Graveyard, Knocknalyre, Co. Cork
Co. Cork |
Burial Grounds
A square graveyard is an unusual thing.
Most burial grounds in Ireland follow the irregular contours of the land or the footprint of whatever church preceded them, but the ground at Knocknalyre in mid Cork has been laid out in something close to a true square, roughly forty-five metres to a side, sitting on the western shoulder of a north-to-south river valley. The slope drops away sharply on the eastern side, giving the place an oddly tilted quality, as though the living and the dead occupy slightly different planes.
The ruin near the eastern end of the enclosure is the former Church of Ireland parish church of Garrycloyne. Church of Ireland rural parish churches of this kind were typically plain, modest structures serving small Protestant communities, and many fell out of use as those congregations dwindled during the nineteenth and twentieth centuries. The headstones gathered along the southern side of the ruin span a long period, running mostly through the eighteenth and nineteenth centuries, with the earliest surviving dated inscription reaching back to 1765. That places the visible memorialisation of this site firmly in the Georgian period, though the church and the land around it are almost certainly older.

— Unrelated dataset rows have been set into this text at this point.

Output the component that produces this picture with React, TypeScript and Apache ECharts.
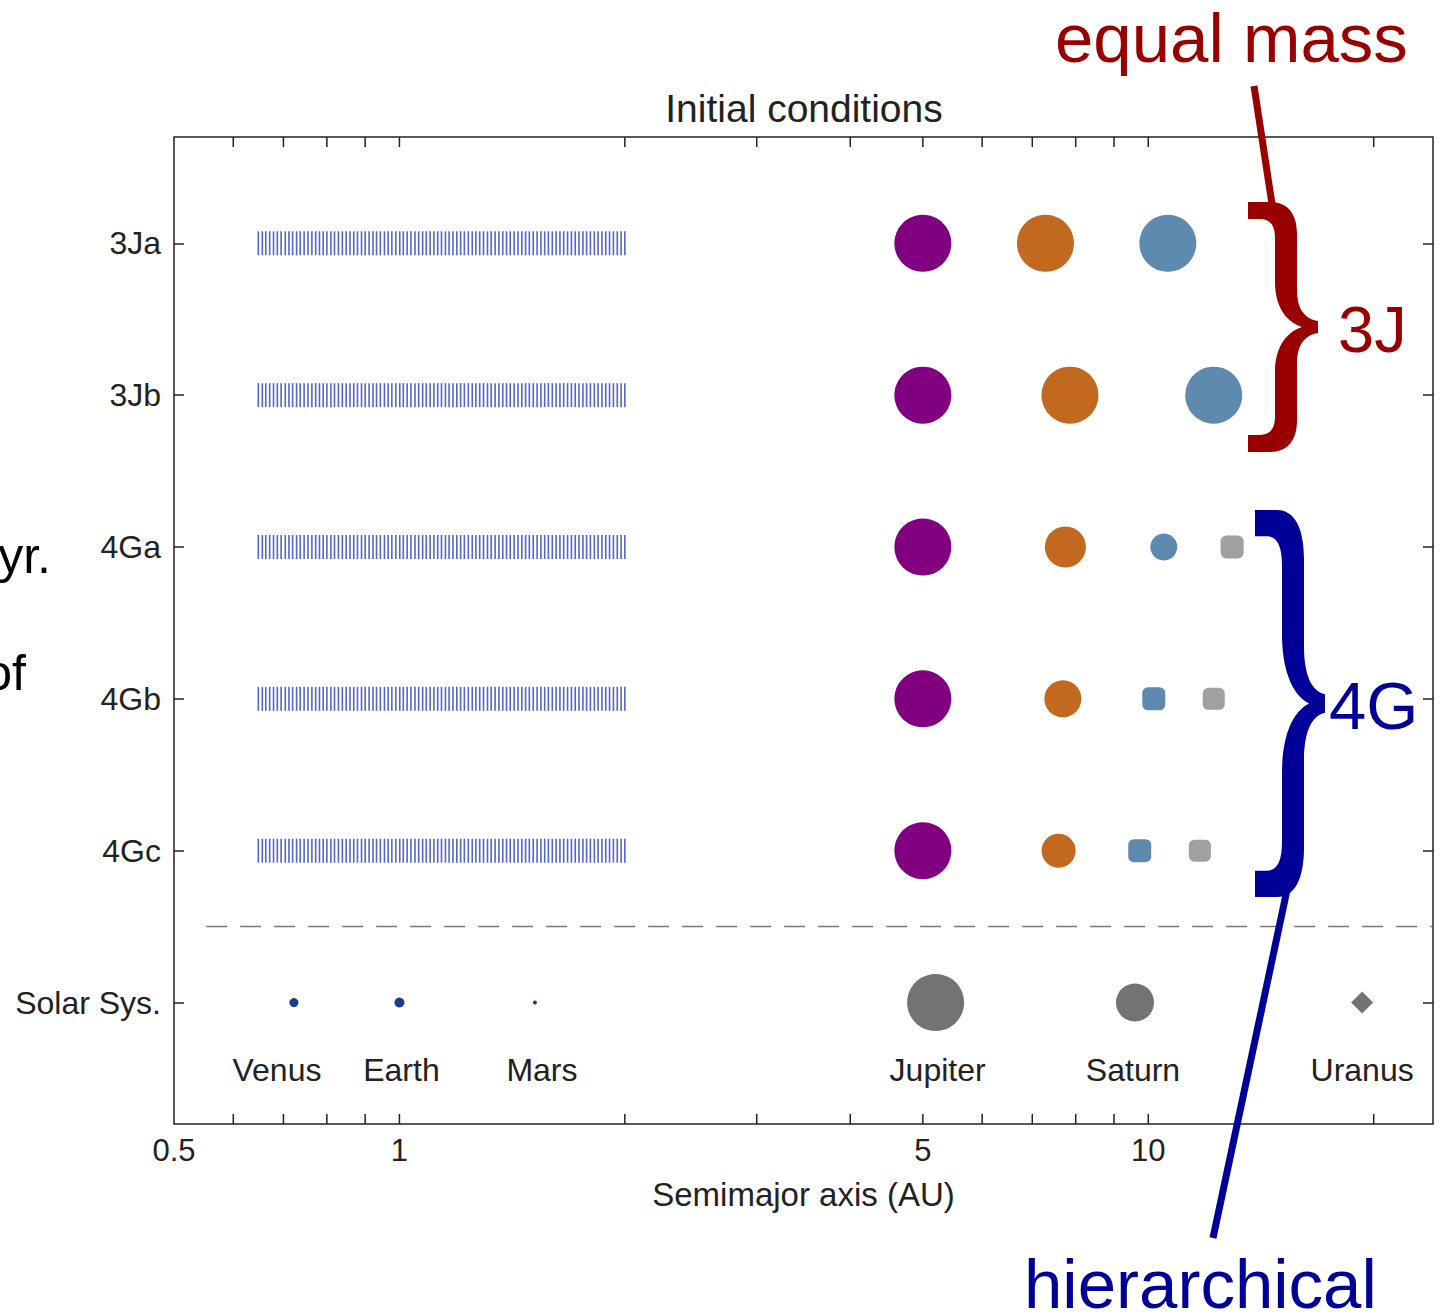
import React, { useEffect, useRef } from "react";
import * as echarts from "echarts";

// ---------------- data ----------------
const rowLabels = ["Solar Sys.", "4Gc", "4Gb", "4Ga", "3Jb", "3Ja"]; // index = y value
const simRows = ["3Ja", "3Jb", "4Ga", "4Gb", "4Gc"];

// planetesimal semimajor axes (AU)
const planetesimalA = [
  0.648, 0.656, 0.663, 0.671, 0.679, 0.687, 0.695, 0.704, 0.712, 0.72,
  0.729, 0.737, 0.746, 0.755, 0.764, 0.773, 0.782, 0.791, 0.8, 0.81,
  0.819, 0.829, 0.839, 0.849, 0.859, 0.869, 0.879, 0.89, 0.9, 0.911,
  0.922, 0.932, 0.943, 0.955, 0.966, 0.977, 0.989, 1.001, 1.012, 1.024,
  1.036, 1.049, 1.061, 1.074, 1.086, 1.099, 1.112, 1.125, 1.138, 1.152,
  1.165, 1.179, 1.193, 1.207, 1.221, 1.236, 1.251, 1.265, 1.28, 1.295,
  1.311, 1.326, 1.342, 1.358, 1.374, 1.39, 1.406, 1.423, 1.44, 1.457,
  1.474, 1.491, 1.509, 1.527, 1.545, 1.563, 1.581, 1.6, 1.619, 1.638,
  1.657, 1.677, 1.697, 1.717, 1.737, 1.758, 1.778, 1.799, 1.821, 1.842,
  1.864, 1.886, 1.908, 1.931, 1.954, 1.977, 2.0,
];

// giant planets per simulation row (AU)
const jupiterA = [5.0, 5.0, 5.0, 5.0, 5.0];
const saturnA = [7.29, 7.86, 7.75, 7.69, 7.59];
const thirdA = [10.62, 12.23, 10.49, 10.17, 9.74];
const fourthA: (number | null)[] = [null, null, 12.94, 12.23, 11.72];

// solar system
const solarNames = ["Venus", "Earth", "Mars", "Jupiter", "Saturn", "Uranus"];
const solarA = [0.723, 1.0, 1.517, 5.2, 9.6, 19.3];

// axis
const xMin = 0.5;
const xMax = 24;
const yMin = -0.8;
const yMax = 5.7;
const xTickValues = [0.6, 0.7, 0.8, 0.9, 1, 2, 3, 4, 5, 6, 7, 8, 9, 10, 20];
const xLabelValues = [0.5, 1, 5, 10];
const yTickValues = [0, 1, 2, 3, 4, 5];
const separatorY = 0.5;
const separatorX = [0.552, 24];

// ---------------- styles ----------------
const FONT = "'Liberation Sans', Arial, sans-serif";
const TXT = "#222";
const RED = "#990000";
const BLUE = "#000099";

const SIZES = {
  jupiter: [57, 57, 57, 57, 57],
  saturn: [57, 57, 41, 37, 34],
  third: [57, 57, 27, 23, 23],
  fourth: [0, 0, 23, 22, 22],
  solar: [9, 10, 4, 57, 38, 22],
};
const SYMBOLS = {
  third: ["circle", "circle", "circle", "roundRect", "roundRect"],
  fourth: ["roundRect", "roundRect", "roundRect", "roundRect", "roundRect"],
  solar: ["circle", "circle", "circle", "circle", "circle", "diamond"],
};
const SOLAR_LABEL_DX = [-17, 2, 7, 2, -2, 0];
const SOLAR_LABEL_DY = 67;

const BRACE_D =
  "M0 0 L22 0 C40 0 49 12 49 32 L49 88 C49 106 56 117 70 119 L70 131 C56 133 49 144 49 162 L49 218 C49 238 40 250 22 250 L0 250 L0 233 L12 233 C22 233 27 227 27 214 L27 170 C27 148 36 131 54 125 C36 119 27 102 27 80 L27 36 C27 23 22 17 12 17 L0 17 Z";

echarts.graphic.registerShape("brace", echarts.graphic.extendPath(BRACE_D, {}) as any);

const rowY = (r: string) => rowLabels.indexOf(r);

function planetSeries(
  name: string,
  arr: (number | null)[],
  sizes: number[],
  color: string,
  symbols?: string[]
) {
  const data: any[] = [];
  simRows.forEach((r, i) => {
    const a = arr[i];
    if (a == null) return;
    data.push({
      value: [a, rowY(r)],
      symbolSize: sizes[i],
      symbol: symbols ? symbols[i] : "circle",
    });
  });
  return {
    type: "scatter",
    name,
    silent: true,
    z: 4,
    data,
    itemStyle: { color, opacity: 1 },
    emphasis: { disabled: true },
  };
}

function txt(text: string, x: number, y: number, size: number, color: string, align = "left") {
  return {
    type: "text",
    x,
    y,
    z: 20,
    silent: true,
    style: {
      text,
      fill: color,
      fontSize: size,
      fontFamily: FONT,
      align,
      textAlign: align,
      verticalAlign: "middle",
      textVerticalAlign: "middle",
    },
  };
}

function buildOption(): any {
  return {
    animation: false,
    backgroundColor: "#fff",
    grid: {
      left: 174,
      top: 137,
      width: 1259,
      height: 987,
      show: true,
      borderColor: "#222",
      borderWidth: 1.5,
      backgroundColor: "transparent",
    },
    xAxis: {
      type: "log",
      logBase: 10,
      min: xMin,
      max: xMax,
      axisLine: { show: false },
      axisTick: { show: false },
      axisLabel: { show: false },
      splitLine: { show: false },
      name: "Semimajor axis (AU)",
      nameLocation: "middle",
      nameGap: 70,
      nameTextStyle: { fontSize: 33, color: TXT, fontFamily: FONT, verticalAlign: "middle" },
    },
    yAxis: [
      {
        type: "value",
        min: yMin,
        max: yMax,
        axisLine: { show: false },
        splitLine: { show: false },
        axisTick: {
          show: true,
          inside: true,
          length: 10,
          customValues: yTickValues,
          lineStyle: { color: "#222", width: 1.5 },
        },
        axisLabel: {
          show: true,
          customValues: yTickValues,
          formatter: (v: number) => rowLabels[Math.round(v)] ?? "",
          margin: 13,
          fontSize: 32,
          color: TXT,
          fontFamily: FONT,
        },
      },
      {
        type: "value",
        position: "right",
        min: yMin,
        max: yMax,
        axisLine: { show: false },
        splitLine: { show: false },
        axisTick: {
          show: true,
          inside: true,
          length: 10,
          customValues: yTickValues,
          lineStyle: { color: "#222", width: 1.5 },
        },
        axisLabel: { show: false },
      },
    ],
    series: [
      // separator
      {
        type: "line",
        silent: true,
        z: 2,
        symbol: "none",
        data: separatorX.map((x) => [x, separatorY]),
        lineStyle: { color: "#777", width: 1.5, type: [21, 13] },
      },
      // planetesimals
      {
        type: "scatter",
        silent: true,
        z: 3,
        symbol: "rect",
        symbolSize: [1.6, 24],
        data: simRows.flatMap((r) => planetesimalA.map((a) => [a, rowY(r)])),
        itemStyle: { color: "#5566c8", opacity: 1 },
        emphasis: { disabled: true },
      },
      planetSeries("Jupiter", jupiterA, SIZES.jupiter, "#800080"),
      planetSeries("Saturn", saturnA, SIZES.saturn, "#c0691f"),
      planetSeries("Third", thirdA, SIZES.third, "#5f8ab0", SYMBOLS.third),
      planetSeries("Fourth", fourthA, SIZES.fourth, "#a0a0a0", SYMBOLS.fourth),
      // solar system
      {
        type: "scatter",
        silent: true,
        z: 4,
        data: solarA.map((a, i) => ({
          value: [a, rowY("Solar Sys.")],
          symbolSize: SIZES.solar[i],
          symbol: SYMBOLS.solar[i],
          itemStyle: { color: i < 3 ? "#1f3c8c" : "#737373", opacity: 1 },
        })),
        itemStyle: { opacity: 1 },
        emphasis: { disabled: true },
      },
      // solar system names
      {
        type: "custom",
        silent: true,
        z: 6,
        clip: false,
        data: solarA.map((a, i) => [a, rowY("Solar Sys."), i]),
        encode: { x: 0, y: 1 },
        renderItem: (params: any, api: any) => {
          const i = api.value(2);
          const p = api.coord([api.value(0), api.value(1)]);
          return {
            type: "text",
            x: p[0] + SOLAR_LABEL_DX[i],
            y: p[1] + SOLAR_LABEL_DY,
            style: {
              text: solarNames[i],
              fill: TXT,
              fontSize: 32,
              fontFamily: FONT,
              align: "center",
              textAlign: "center",
              verticalAlign: "middle",
              textVerticalAlign: "middle",
            },
          };
        },
      },
      // x ticks (top and bottom, inward)
      {
        type: "custom",
        silent: true,
        z: 6,
        clip: false,
        data: xTickValues.map((v) => [v, 0]),
        encode: { x: 0, y: 1 },
        renderItem: (params: any, api: any) => {
          const x = api.coord([api.value(0), api.value(1)])[0];
          const cs = params.coordSys;
          const b = cs.y + cs.height;
          return {
            type: "group",
            children: [
              { type: "line", shape: { x1: x, y1: b, x2: x, y2: b - 10 }, style: { stroke: "#222", lineWidth: 1.5 } },
              { type: "line", shape: { x1: x, y1: cs.y, x2: x, y2: cs.y + 10 }, style: { stroke: "#222", lineWidth: 1.5 } },
            ],
          };
        },
      },
      // x tick labels
      {
        type: "custom",
        silent: true,
        z: 6,
        clip: false,
        data: xLabelValues.map((v) => [v, 0]),
        encode: { x: 0, y: 1 },
        renderItem: (params: any, api: any) => {
          const v = api.value(0);
          const x = api.coord([v, api.value(1)])[0];
          const cs = params.coordSys;
          const b = cs.y + cs.height;
          return {
            type: "text",
            x,
            y: b + 26,
            style: {
              text: String(v),
              fill: TXT,
              fontSize: 31,
              fontFamily: FONT,
              align: "center",
              textAlign: "center",
              verticalAlign: "middle",
              textVerticalAlign: "middle",
            },
          };
        },
      },
    ],
    graphic: [
      txt("Initial conditions", 804, 108, 39, TXT, "center"),
      // left cut-off text
      txt("yr.", 51, 556, 50, "#000", "right"),
      txt("of", 26, 673, 50, "#000", "right"),
      // equal mass annotation
      txt("equal mass", 1055, 38, 69, RED),
      {
        type: "line",
        z: 20,
        silent: true,
        shape: { x1: 1254, y1: 86, x2: 1272, y2: 204 },
        style: { stroke: RED, lineWidth: 7 },
      },
      { type: "brace", x: 1248, y: 202, scaleX: 1, scaleY: 1, z: 20, silent: true, style: { fill: RED } },
      txt("3J", 1338, 329, 65, RED),
      // hierarchical annotation
      { type: "brace", x: 1255, y: 510, scaleX: 1, scaleY: 1.548, z: 20, silent: true, style: { fill: BLUE } },
      txt("4G", 1329, 705, 67, BLUE),
      {
        type: "line",
        z: 20,
        silent: true,
        shape: { x1: 1287, y1: 890, x2: 1213, y2: 1238 },
        style: { stroke: BLUE, lineWidth: 7 },
      },
      txt("hierarchical", 1024, 1284, 69, BLUE),
    ],
  };
}

export default function App() {
  const ref = useRef<HTMLDivElement>(null);
  useEffect(() => {
    if (!ref.current) return;
    const chart = echarts.init(ref.current, undefined, { renderer: "svg" });
    chart.setOption(buildOption());
    return () => chart.dispose();
  }, []);
  return (
    <div
      ref={ref}
      style={{ position: "absolute", left: 0, top: 0, width: 1443, height: 1314, background: "#fff" }}
    />
  );
}
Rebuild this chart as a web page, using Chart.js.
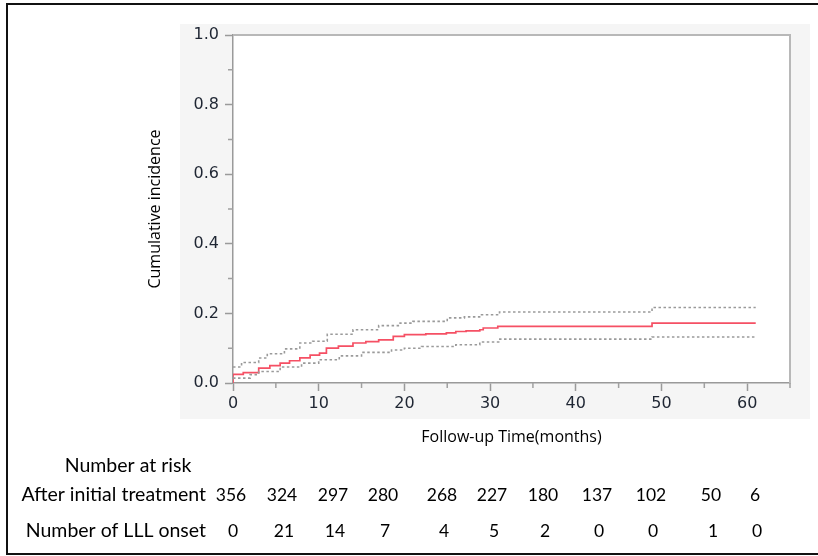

The graveyard remains in active use, and a more recent extension has been added on the eastern side, edging out towards the steepest part of the slope. The old and new sections sit together without much ceremony, which is itself quietly telling about the continuity of the place. The ruined church and its cluster of weathered southward-facing stones reward a slow circuit, with the dates and names on the older markers offering a compressed record of the parish's post-Reformation Protestant community.